Anita Silvey grew up with stories. One of her early memories is listening to her mother read poetry aloud as Silvey washed the dishes; somehow that chore seemed to be more pleasurable than not as she soaked up all that beautiful language. Her ‘desert island book’ is The Secret Garden, and to this day, she keeps a first edition on the desk where she writes.
As Editor of Horn Book from 1985-1995, she read several thousand books a year, looking for those of exceptional quality that children would return to again and again. As publisher of children’s books for Houghton Mifflin Company from 1995-2001, she worked with many well-known authors and illustrators, including H. A. and Margret Rey, Virginia Lee Burton, David Macaulay, Lois Lowry, Allen Say, David Wiesner, Karen Cushman, Linda Sue Park, and Chris Van Allsburg. With all her work, Silvey says that her guiding principle has been this: “only the very best of anything can be good enough for the young.”
In one of Silvey’s latest books, Everything I Need to Know I Learned from a Children’s Book, more than 100 leaders from the arts, sciences, business, and politics recall a children’s book that they loved and discuss its impact on their lives.
Currently a member of the Editorial Board of Cricket Magazine and the Board of Directors for the Vermont Center for the Book, Silvey also teaches courses at the Simmons College Graduate School of Library Science in Boston and at St. Michael’s College in Burlington, Vermont. She lectures throughout the United States on children’s books and reading.

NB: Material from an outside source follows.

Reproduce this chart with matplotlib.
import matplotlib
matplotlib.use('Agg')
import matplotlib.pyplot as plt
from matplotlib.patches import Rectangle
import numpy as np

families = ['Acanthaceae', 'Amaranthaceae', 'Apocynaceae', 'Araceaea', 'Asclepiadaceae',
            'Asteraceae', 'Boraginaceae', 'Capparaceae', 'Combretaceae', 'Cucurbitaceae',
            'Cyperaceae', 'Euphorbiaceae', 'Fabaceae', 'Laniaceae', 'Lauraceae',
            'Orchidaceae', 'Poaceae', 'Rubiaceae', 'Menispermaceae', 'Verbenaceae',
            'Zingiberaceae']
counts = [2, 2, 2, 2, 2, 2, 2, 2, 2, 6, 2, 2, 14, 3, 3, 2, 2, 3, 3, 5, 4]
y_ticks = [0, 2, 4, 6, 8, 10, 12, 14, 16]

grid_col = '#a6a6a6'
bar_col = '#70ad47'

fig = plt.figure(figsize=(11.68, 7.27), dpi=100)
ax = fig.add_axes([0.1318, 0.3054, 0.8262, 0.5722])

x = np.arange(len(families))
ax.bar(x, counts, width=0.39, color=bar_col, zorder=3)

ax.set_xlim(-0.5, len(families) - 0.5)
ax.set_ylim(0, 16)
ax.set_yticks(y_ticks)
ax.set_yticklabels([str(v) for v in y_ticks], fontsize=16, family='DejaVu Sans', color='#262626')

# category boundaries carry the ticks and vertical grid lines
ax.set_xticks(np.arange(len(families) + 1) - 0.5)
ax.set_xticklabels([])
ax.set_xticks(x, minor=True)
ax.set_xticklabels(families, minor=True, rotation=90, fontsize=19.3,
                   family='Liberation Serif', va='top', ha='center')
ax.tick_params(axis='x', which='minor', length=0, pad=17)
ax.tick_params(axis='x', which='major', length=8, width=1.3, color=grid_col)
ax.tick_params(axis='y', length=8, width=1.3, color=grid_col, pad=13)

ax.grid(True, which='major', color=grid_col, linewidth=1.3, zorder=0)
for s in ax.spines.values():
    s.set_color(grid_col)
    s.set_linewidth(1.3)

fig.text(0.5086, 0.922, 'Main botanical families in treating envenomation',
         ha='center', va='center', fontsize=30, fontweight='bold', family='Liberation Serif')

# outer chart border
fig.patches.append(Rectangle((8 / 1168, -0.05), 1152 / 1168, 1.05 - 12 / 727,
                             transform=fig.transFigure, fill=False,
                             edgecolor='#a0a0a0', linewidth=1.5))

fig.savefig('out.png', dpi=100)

Silvey’s hometown of Fort Wayne, Indiana honored her with an official award during the town’s bicentennial celebration in 1994. She is also the winner of the Women’s National Book Association Book Women Award in 1987 and, in 2008, the Ludington Award of the Educational Paperback Association for her lifetime of dedication to children and books. The Association of Educational Publishers gave their Distinguished Achievement Award to Silvey’s School Library Journal article, “Has the Newbery Lost Its Way.”